## Requirement
Write out the entries below exactly, starting at the first line and stopping after the line that contains "41.6, 35.1, 41.5];"; skip all pictures.

## Data shown
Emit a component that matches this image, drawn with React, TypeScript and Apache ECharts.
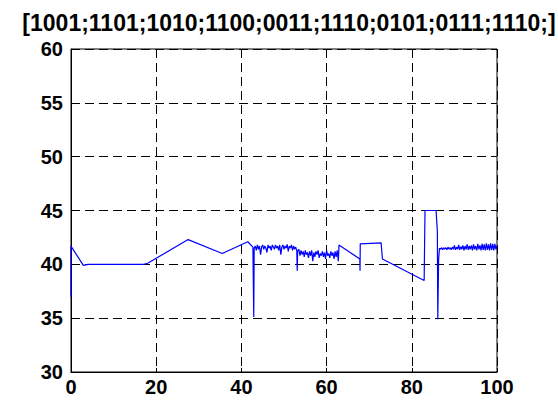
import React, { useEffect, useRef } from "react";
import * as echarts from "echarts";

const titleText = "[1001;1101;1010;1100;0011;1110;0101;0111;1110;]";
const xTicks = [0, 20, 40, 60, 80, 100];
const yTicks = [30, 35, 40, 45, 50, 55, 60];

// smooth leading part
const xA = [0, 0, 0.3, 2.9, 4, 17, 18, 27.5, 35.5, 41.5, 42.7, 42.9, 43.0];
const yA = [37.0, 41.7, 41.5, 39.9, 40.0, 40.0, 40.1, 42.3, 41.0, 42.1, 41.6, 35.1, 41.5];

// noisy band 1 (43 - 53)
const xN1 = [43.25, 43.5, 43.75, 44.0, 44.25, 44.5, 44.75, 45.0, 45.25, 45.5, 45.75, 46.0, 46.25, 46.5, 46.75, 47.0, 47.25, 47.5, 47.75, 48.0, 48.25, 48.5, 48.75, 49.0, 49.25, 49.5, 49.75, 50.0, 50.25, 50.5, 50.75, 51.0, 51.25, 51.5, 51.75, 52.0, 52.25, 52.5, 52.75, 53.0, 53.1, 53.2];
const yN1 = [41.7, 41.3, 41.8, 41.4, 41.7, 40.9, 41.6, 41.8, 41.4, 41.7, 41.5, 41.1, 41.8, 41.5, 41.7, 41.3, 41.8, 41.6, 41.4, 41.8, 41.5, 41.7, 41.3, 41.8, 40.9, 41.6, 41.8, 41.4, 41.7, 41.5, 41.85, 41.2, 41.7, 41.5, 41.8, 41.3, 41.7, 41.4, 41.6, 41.3, 39.4, 41.2];

// noisy band 2 (53 - 63)
const xN2 = [53.5, 53.75, 54.0, 54.25, 54.5, 54.75, 55.0, 55.25, 55.5, 55.75, 56.0, 56.25, 56.5, 56.75, 57.0, 57.25, 57.5, 57.75, 58.0, 58.25, 58.5, 58.75, 59.0, 59.25, 59.5, 59.75, 60.0, 60.25, 60.5, 60.75, 61.0, 61.25, 61.5, 61.75, 62.0, 62.25, 62.5, 62.75, 62.85];
const yN2 = [41.4, 40.8, 41.3, 40.9, 41.2, 40.7, 41.3, 40.9, 41.1, 40.6, 41.2, 40.8, 41.3, 40.3, 41.1, 40.7, 41.2, 40.9, 41.3, 40.6, 41.0, 40.8, 41.2, 40.7, 41.1, 40.5, 41.3, 40.8, 41.0, 40.6, 41.2, 40.8, 41.1, 40.5, 41.2, 40.7, 41.3, 40.3, 41.1];

// middle piecewise part
const xB = [62.9, 67.8, 67.85, 67.9, 72.8, 73.1, 82.9, 83.1, 85.7, 86.0, 86.1, 86.3, 86.5];
const yB = [41.8, 40.5, 39.4, 41.9, 42.0, 40.5, 38.5, 45.0, 45.0, 43.1, 34.9, 40.5, 41.5];

// noisy band 3 (86.6 - 100)
const xN3 = [86.75, 87.0, 87.25, 87.5, 87.75, 88.0, 88.25, 88.5, 88.75, 89.0, 89.25, 89.5, 89.75, 90.0, 90.25, 90.5, 90.75, 91.0, 91.25, 91.5, 91.75, 92.0, 92.25, 92.5, 92.75, 93.0, 93.25, 93.5, 93.75, 94.0, 94.25, 94.5, 94.75, 95.0, 95.25, 95.5, 95.75, 96.0, 96.25, 96.5, 96.75, 97.0, 97.25, 97.5, 97.75, 98.0, 98.25, 98.5, 98.75, 99.0, 99.25, 99.5, 99.75, 100.0];
const yN3 = [41.4, 41.55, 41.35, 41.55, 41.4, 41.55, 41.35, 41.6, 41.4, 41.55, 41.35, 41.6, 41.4, 41.75, 41.35, 41.6, 41.4, 41.8, 41.35, 41.65, 41.4, 41.75, 41.3, 41.7, 41.4, 41.85, 41.35, 41.7, 41.4, 41.75, 41.3, 41.85, 41.4, 41.7, 41.3, 41.9, 41.4, 41.75, 41.3, 41.9, 41.35, 41.85, 41.3, 41.95, 41.35, 41.85, 41.3, 41.95, 41.35, 41.9, 41.3, 41.9, 41.4, 41.7];

const allX = [...xA, ...xN1, ...xN2, ...xB, ...xN3];
const allY = [...yA, ...yN1, ...yN2, ...yB, ...yN3];

export default function App() {
  const ref = useRef<HTMLDivElement>(null);
  useEffect(() => {
    document.body.style.margin = "0";
    const chart = echarts.init(ref.current!, null, { renderer: "svg" });
    const font = "'Liberation Sans', Arial, Helvetica, sans-serif";
    const data = allX.map((x, i) => [x, allY[i]]);
    chart.setOption({
      animation: false,
      backgroundColor: "#ffffff",
      title: {
        text: titleText,
        left: 284,
        top: 6,
        textAlign: "center",
        textStyle: { fontFamily: font, fontWeight: "bold", fontSize: 23, color: "#000" },
      },
      grid: {
        left: 71,
        right: 61,
        top: 49,
        bottom: 31,
        show: true,
        borderColor: "#000",
        borderWidth: 1,
        backgroundColor: "transparent",
      },
      xAxis: {
        type: "value",
        min: xTicks[0],
        max: xTicks[xTicks.length - 1],
        interval: 20,
        axisLine: { show: true, onZero: false, lineStyle: { color: "#000", width: 1 } },
        axisTick: { show: true, inside: true, length: 4, lineStyle: { color: "#000" } },
        axisLabel: { fontFamily: font, fontWeight: "bold", fontSize: 20, color: "#000", margin: 5 },
        splitLine: { show: true, lineStyle: { color: "#000", type: [9, 5], width: 1 } },
      },
      yAxis: {
        type: "value",
        min: yTicks[0],
        max: yTicks[yTicks.length - 1],
        interval: 5,
        axisLine: { show: true, onZero: false, lineStyle: { color: "#000", width: 1 } },
        axisTick: { show: true, inside: true, length: 4, lineStyle: { color: "#000" } },
        axisLabel: { fontFamily: font, fontWeight: "bold", fontSize: 20, color: "#000", margin: 8 },
        splitLine: { show: true, lineStyle: { color: "#000", type: [9, 5], width: 1 } },
      },
      series: [
        {
          type: "line",
          data,
          showSymbol: false,
          symbol: "none",
          lineStyle: { color: "#0000ff", width: 1.2 },
          z: 3,
        },
      ],
    });
    return () => chart.dispose();
  }, []);
  return <div ref={ref} style={{ width: 558, height: 403 }} />;
}
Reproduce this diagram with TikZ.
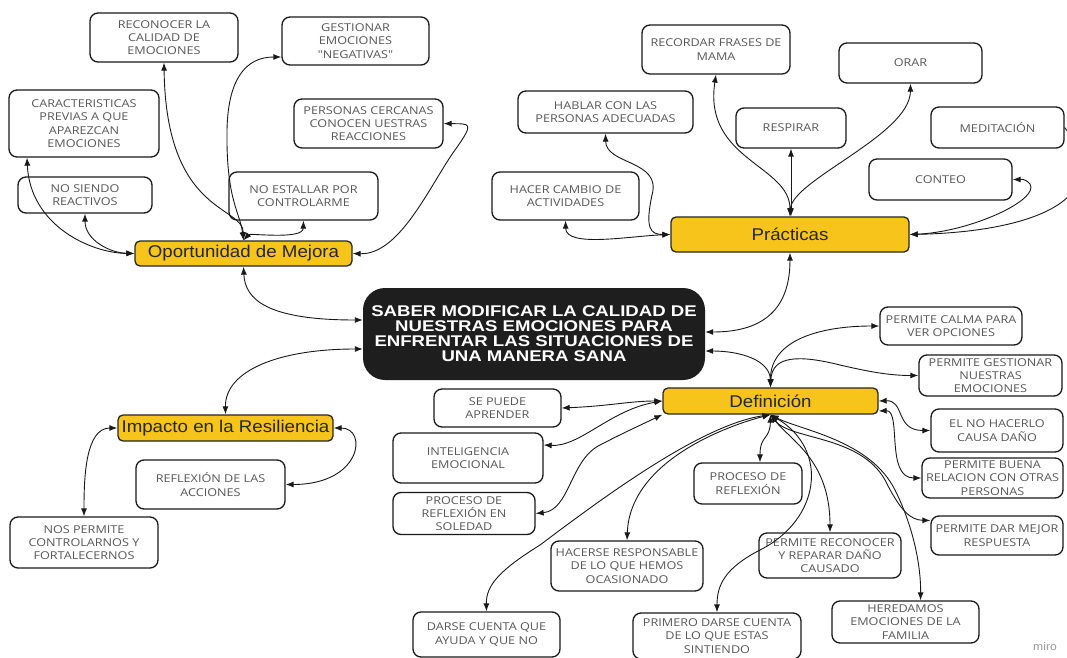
\documentclass[tikz,border=0pt]{standalone}
\usepackage{fontspec}
\usetikzlibrary{arrows.meta}
\newfontfamily\boxfont[FakeStretch=1.17]{Open Sans}
\newfontfamily\hdfont[FakeStretch=1.1]{Liberation Sans}
\newfontfamily\cenfont[FakeStretch=1.2]{Liberation Sans}
\definecolor{txtgray}{RGB}{88,88,88}
\definecolor{ylw}{RGB}{246,196,26}
\definecolor{cblack}{RGB}{30,30,30}
\tikzset{
  box/.style={draw=black!90, line width=1.3bp, rounded corners=8bp, fill=white,
    align=center, inner sep=0pt, text=txtgray,
    font=\boxfont\fontsize{10.8bp}{13.3bp}\selectfont},
  ybox/.style={draw=black!85, line width=1.3bp, rounded corners=5bp, fill=ylw,
    align=center, inner sep=0pt, text=black!85,
    font=\hdfont\fontsize{17bp}{20bp}\selectfont},
  cbox/.style={fill=cblack, rounded corners=22bp, align=center, inner sep=0pt,
    text=white, font=\cenfont\bfseries\fontsize{15.5bp}{15bp}\selectfont},
  conn/.style={draw=black!90, line width=0.9bp},
  dbl/.style={conn, {Latex[length=8bp,width=6bp]}-{Latex[length=8bp,width=6bp]}},
  sgl/.style={conn, -{Latex[length=8bp,width=6bp]}},
}
\begin{document}
\begin{tikzpicture}[x=1bp,y=-1bp]
\fill[white] (0,0) rectangle (1067,658);
\useasboundingbox (0,0) rectangle (1067,658);

% ---------- Oportunidad de Mejora ----------
\node[box, minimum width=148bp, minimum height=49bp] (rec) at (164,37.5) {RECONOCER LA\\CALIDAD DE\\EMOCIONES};
\node[box, minimum width=147bp, minimum height=48bp] (ges) at (355.5,41) {GESTIONAR\\EMOCIONES\\"NEGATIVAS"};
\node[box, minimum width=150bp, minimum height=67bp] (car) at (84,123.5) {CARACTERISTICAS\\PREVIAS A QUE\\APAREZCAN\\EMOCIONES};
\node[box, minimum width=149bp, minimum height=49bp] (per) at (368.5,123.5) {PERSONAS CERCANAS\\CONOCEN UESTRAS\\REACCIONES};
\node[box, minimum width=134bp, minimum height=36bp] (nsr) at (85,195) {NO SIENDO\\REACTIVOS};
\node[box, minimum width=149bp, minimum height=48bp] (nes) at (303.5,196) {NO ESTALLAR POR\\CONTROLARME};
\node[ybox, minimum width=217bp, minimum height=25bp] (opo) at (243.5,253.5) {Oportunidad de Mejora};

% ---------- Central ----------
\node[cbox, minimum width=342bp, minimum height=92bp] (cen) at (534,334) {SABER MODIFICAR LA CALIDAD DE\\NUESTRAS EMOCIONES PARA\\ENFRENTAR LAS SITUACIONES DE\\UNA MANERA SANA};

% ---------- Practicas ----------
\node[ybox, minimum width=238bp, minimum height=35bp] (pra) at (790,234.5) {Prácticas};
\node[box, minimum width=147bp, minimum height=48bp] (hcd) at (565.5,196) {HACER CAMBIO DE\\ACTIVIDADES};
\node[box, minimum width=175bp, minimum height=42bp] (hab) at (605.5,112) {HABLAR CON LAS\\PERSONAS ADECUADAS};
\node[box, minimum width=148bp, minimum height=49bp] (rfm) at (716,49.5) {RECORDAR FRASES DE\\MAMA};
\node[box, minimum width=110bp, minimum height=40bp] (res) at (791,128) {RESPIRAR};
\node[box, minimum width=143bp, minimum height=40bp] (ora) at (910.5,63) {ORAR};
\node[box, minimum width=133bp, minimum height=41bp] (med) at (997.5,127.5) {MEDITACIÓN};
\node[box, minimum width=143bp, minimum height=41bp] (con) at (940.5,179.5) {CONTEO};

% ---------- Definicion ----------
\node[ybox, minimum width=215bp, minimum height=26bp] (def) at (770.5,401) {Definición};
\node[box, minimum width=127bp, minimum height=38bp] (spa) at (497.5,408) {SE PUEDE\\APRENDER};
\node[box, minimum width=150bp, minimum height=50bp] (ine) at (468,458) {INTELIGENCIA\\EMOCIONAL};
\node[box, minimum width=142bp, minimum height=42bp] (prs) at (464,513.5) {PROCESO DE\\REFLEXIÓN EN\\SOLEDAD};
\node[box, minimum width=108bp, minimum height=41bp] (prf) at (748,483.5) {PROCESO DE\\REFLEXIÓN};
\node[box, minimum width=152bp, minimum height=50bp] (hre) at (627,566) {HACERSE RESPONSABLE\\DE LO QUE HEMOS\\OCASIONADO};
\node[box, minimum width=142bp, minimum height=45bp] (prc) at (830,555.5) {PERMITE RECONOCER\\Y REPARAR DAÑO\\CAUSADO};
\node[box, minimum width=132bp, minimum height=39bp] (pdm) at (997,535.5) {PERMITE DAR MEJOR\\RESPUESTA};
\node[box, minimum width=147bp, minimum height=45bp] (dcq) at (486.5,634.5) {DARSE CUENTA QUE\\AYUDA Y QUE NO};
\node[box, minimum width=168bp, minimum height=46bp] (pdc) at (717,636) {PRIMERO DARSE CUENTA\\DE LO QUE ESTAS\\SINTIENDO};
\node[box, minimum width=147bp, minimum height=42bp] (her) at (905.5,622) {HEREDAMOS\\EMOCIONES DE LA\\FAMILIA};
\node[box, minimum width=142bp, minimum height=38bp] (pcv) at (951,326) {PERMITE CALMA PARA\\VER OPCIONES};
\node[box, minimum width=143bp, minimum height=41bp] (pge) at (990.5,375.5) {PERMITE GESTIONAR\\NUESTRAS\\EMOCIONES};
\node[box, minimum width=132bp, minimum height=43bp] (enh) at (997,430.5) {EL NO HACERLO\\CAUSA DAÑO};
\node[box, minimum width=141bp, minimum height=40bp] (pbr) at (992.5,478) {PERMITE BUENA\\RELACION CON OTRAS\\PERSONAS};

% ---------- Impacto ----------
\node[ybox, minimum width=215bp, minimum height=26bp] (imp) at (225.5,428) {Impacto en la Resiliencia};
\node[box, minimum width=149bp, minimum height=49bp] (rda) at (210.5,484.5) {REFLEXIÓN DE LAS\\ACCIONES};
\node[box, minimum width=148bp, minimum height=51bp] (npc) at (84,542.5) {NOS PERMITE\\CONTROLARNOS Y\\FORTALECERNOS};

\node[text=black!40, font=\hdfont\fontsize{11bp}{12bp}\selectfont] (miro) at (1045,647) {miro};

% ---------- connectors: Oportunidad ----------
\draw[dbl] (opo.south) .. controls (245,300) and (268,320) .. ([yshift=14bp]cen.west);
\draw[dbl] (nsr.south) .. controls (85,240) and (110,253) .. (opo.west);
\draw[dbl] ([xshift=-57bp]car.south) .. controls (30,225) and (90,253) .. (opo.west);
\draw[dbl] (rec.south) .. controls (166,215) and (243,205) .. (opo.north);
\draw[dbl] ([yshift=-16bp]ges.west) .. controls (245,57) and (228,80) .. (227,130) .. controls (226,200) and (240,212) .. (opo.north);
\draw[dbl] (opo.north) .. controls (250,233) and (303,240) .. (nes.south);
\draw[dbl] (opo.east) .. controls (400,255) and (430,185) .. (455,150) .. controls (475,122) and (470,124) .. (per.east);

% ---------- connectors: Practicas ----------
\draw[dbl] (pra.south) .. controls (790,320) and (750,332) .. ([yshift=2bp]cen.east);
\draw[dbl] (hcd.south) .. controls (566,248) and (630,236) .. (pra.west);
\draw[dbl] (hab.south) .. controls (606,165) and (662,160) .. (652,195) .. controls (645,228) and (650,234.5) .. (pra.west);
\draw[dbl] (rfm.south) .. controls (703,160) and (790,165) .. (pra.north);
\draw[dbl] (res.south) -- (res.south|-pra.north);
\draw[dbl] (pra.north) .. controls (792,180) and (910,135) .. (ora.south);
\draw[dbl] (pra.east) .. controls (970,232) and (1040,200) .. (1030,184) .. controls (1025,178) and (1020,179.5) .. (con.east);
\draw[sgl] (med.east) .. controls (1120,200) and (1030,232) .. (pra.east);

% ---------- connectors: Definicion ----------
\draw[dbl] (def.north) .. controls (770,360) and (740,351) .. ([yshift=-17bp]cen.east);
\draw[dbl] (def.north) .. controls (770,340) and (820,326) .. (pcv.west);
\draw[dbl] (def.north) .. controls (772,355) and (800,355) .. (840,365) .. controls (870,372) and (890,375.5) .. (pge.west);
\draw[dbl] (def.east) .. controls (905,400) and (895,430.5) .. (enh.west);
\draw[dbl] ([yshift=-10bp]def.east) .. controls (902,410) and (885,478) .. (pbr.west);
\draw[dbl] (def.south) .. controls (790,440) and (860,435) .. (885,480) .. controls (900,510) and (910,520) .. ([yshift=15bp]pdm.west);
\draw[dbl] (def.south) .. controls (770,440) and (760,435) .. ([xshift=12bp]prf.north);
\draw[dbl] (def.south) .. controls (730,425) and (630,460) .. (hre.north);
\draw[dbl] (def.south) .. controls (790,440) and (830,460) .. (prc.north);
\draw[dbl] (def.south) .. controls (830,450) and (820,520) .. (760,550) .. controls (725,568) and (717,585) .. (pdc.north);
\draw[dbl] (def.south) .. controls (800,430) and (870,440) .. (895,490) .. controls (915,530) and (921,570) .. ([xshift=15bp]her.north);
\draw[dbl] (def.south) .. controls (700,425) and (600,500) .. (540,545) .. controls (500,570) and (486,585) .. (dcq.north);
\draw[dbl] (spa.east) .. controls (610,406) and (630,401) .. (def.west);
\draw[dbl] ([yshift=13bp]ine.east) .. controls (580,447) and (610,410) .. (def.west);
\draw[dbl] (prs.east) .. controls (570,510) and (570,460) .. (600,445) .. controls (625,432) and (645,423) .. (def.south west);

% ---------- connectors: Impacto ----------
\draw[dbl] (imp.north) .. controls (225,370) and (280,349) .. ([yshift=-15bp]cen.west);
\draw[dbl] (imp.east) .. controls (368,428) and (362,484.5) .. (rda.east);
\draw[dbl] (imp.west) .. controls (85,428) and (84,480) .. (npc.north);
\end{tikzpicture}
\end{document}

## Answer to the task
Emit a component that matches this image, drawn with React, TypeScript and Apache ECharts.
import React, { useEffect, useRef } from "react";
import * as echarts from "echarts";

const titleText = "[1001;1101;1010;1100;0011;1110;0101;0111;1110;]";
const xTicks = [0, 20, 40, 60, 80, 100];
const yTicks = [30, 35, 40, 45, 50, 55, 60];

// smooth leading part
const xA = [0, 0, 0.3, 2.9, 4, 17, 18, 27.5, 35.5, 41.5, 42.7, 42.9, 43.0];
const yA = [37.0, 41.7, 41.5, 39.9, 40.0, 40.0, 40.1, 42.3, 41.0, 42.1, 41.6, 35.1, 41.5];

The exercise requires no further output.